La multinazionale Solvay ha annunciato un piano d’investimenti da 15 milioni di euro nel polo produttivo di Rosignano, dove da oltre un secolo produce carbonato di sodio (soda) e bicarbonato di sodio, per implementare nuove soluzioni tecniche di processo – da subordinare all’approvazione dell’autorità pubblica – in grado di ridurre gli scarichi a mare che hanno dato forma alle tristemente famose “spiagge bianche”.
Lo scorso gennaio Solvay ha ottenuto dal ministero della Transizione ecologica l’aggiornamento dell’Autorizzazione integrata ambientale (Aia), prevedendo la possibilità – come sintetizzarono da Legambiente – di «sversare in mare 250.000 tonnellate annue di residui della produzione, per altri 12 anni. Una decisione che proroga sine die l’eccezione concessa allo stabilimento della multinazionale belga. Ricordiamo, infatti, che il limite di legge prescriverebbe la soglia di 60.000 t/a, elevato a 250.000 solo per favorire l’azienda». Una scelta che ha fatto insorgere ambientalisti, comitati e il “fondo attivista” Bluebell, che insieme presentarono ricorso al Tar.
Ma alla fine la strada del dialogo sembra aver avuto la meglio: «Ci impegniamo a migliorare costantemente la sostenibilità dei nostri processi e ci concentriamo nel garantire che la nostra struttura di Rosignano continui a svolgere un ruolo», dichiara Philippe Kehren, presidente della divisione Soda Ash & Derivatives di Solvay.
In concreto significa tagliare del 20% il volume massimo degli scarichi a Solvay entro il 2030, arrivando al -40% nel 2040, riducendo così drasticamente la presenza di residui di calcare – coi relativi metalli pesanti associati – che sfociano in mare attraverso il cosiddetto “fosso bianco” in località Lillatro, che nel corso degli anni ha dato forma alle spiagge omonime. Affollate ogni estate, nonostante il divieto permanente di balneazione.
Solvay si è impegnata a fornire alle autorità aggiornamenti semestrali sui progressi che verranno effettivamente compiuti nel merito, ma già si respira aria di progresso. «Abbiamo sempre apprezzato la roadmap One planet di Solvay, la nostra preoccupazione principale – commenta Giuseppe Bivona, co-fondatore di Blubell capital partners – era la produzione di carbonato di sodio a Rosignano: i recenti annunci per ridurre significativamente lo scarico di materiali solidi direttamente in mare e accelerare gli investimenti per reinventare il processo di produzione di carbonato di sodio con tutte le sue implicazioni ambientali i vantaggi sono enormi passi avanti».
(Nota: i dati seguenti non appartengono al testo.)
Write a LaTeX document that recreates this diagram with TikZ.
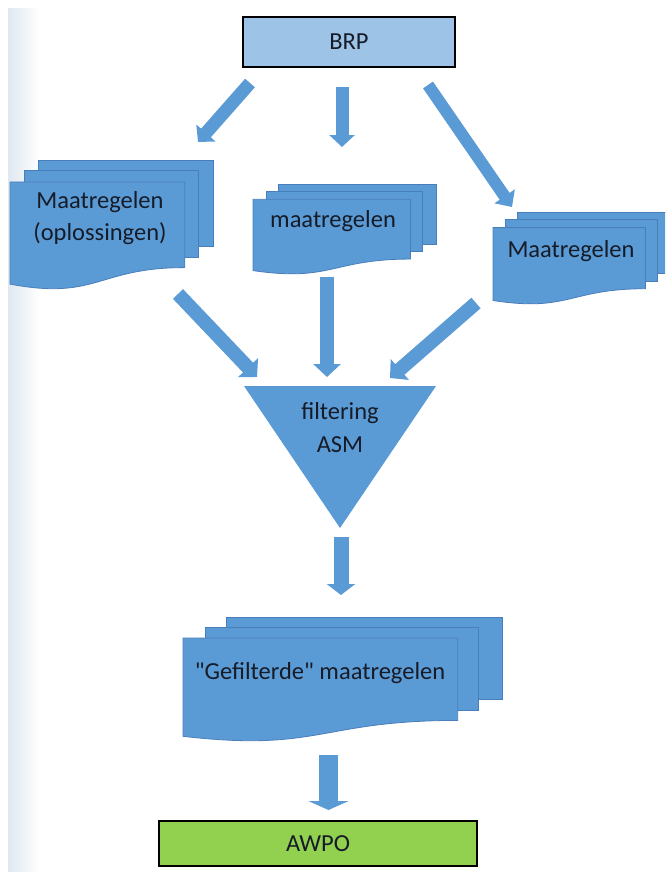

La vera rivoluzione, per la Solvay di Rosignano, potrebbe infatti arrivare dalla Francia, dove la multinazionale sta reinventando il processo per la produzione di soda che è stato sviluppato dallo stesso Ernest Solvay circa 160 anni fa.
Solvay ha investito 40 milioni di euro negli ultimi anni per sviluppare una tecnologia proprietaria brevettata per la prima volta nel 2014, e ora in fase di test nel sito produttivo di Dombasle: l’obiettivo è dimezzare le emissioni di CO2, riducendo al contempo il consumo di acqua, salamoia e calcare, ed eliminare completamente i residui di calcare che a Rosignano sono sversati in mare. Almeno per ora: se il progetto pilota francese confermerà la fattibilità del nuovo processo produttivo, Solvay intende «implementarlo progressivamente nelle sue strutture nei prossimi 30 anni».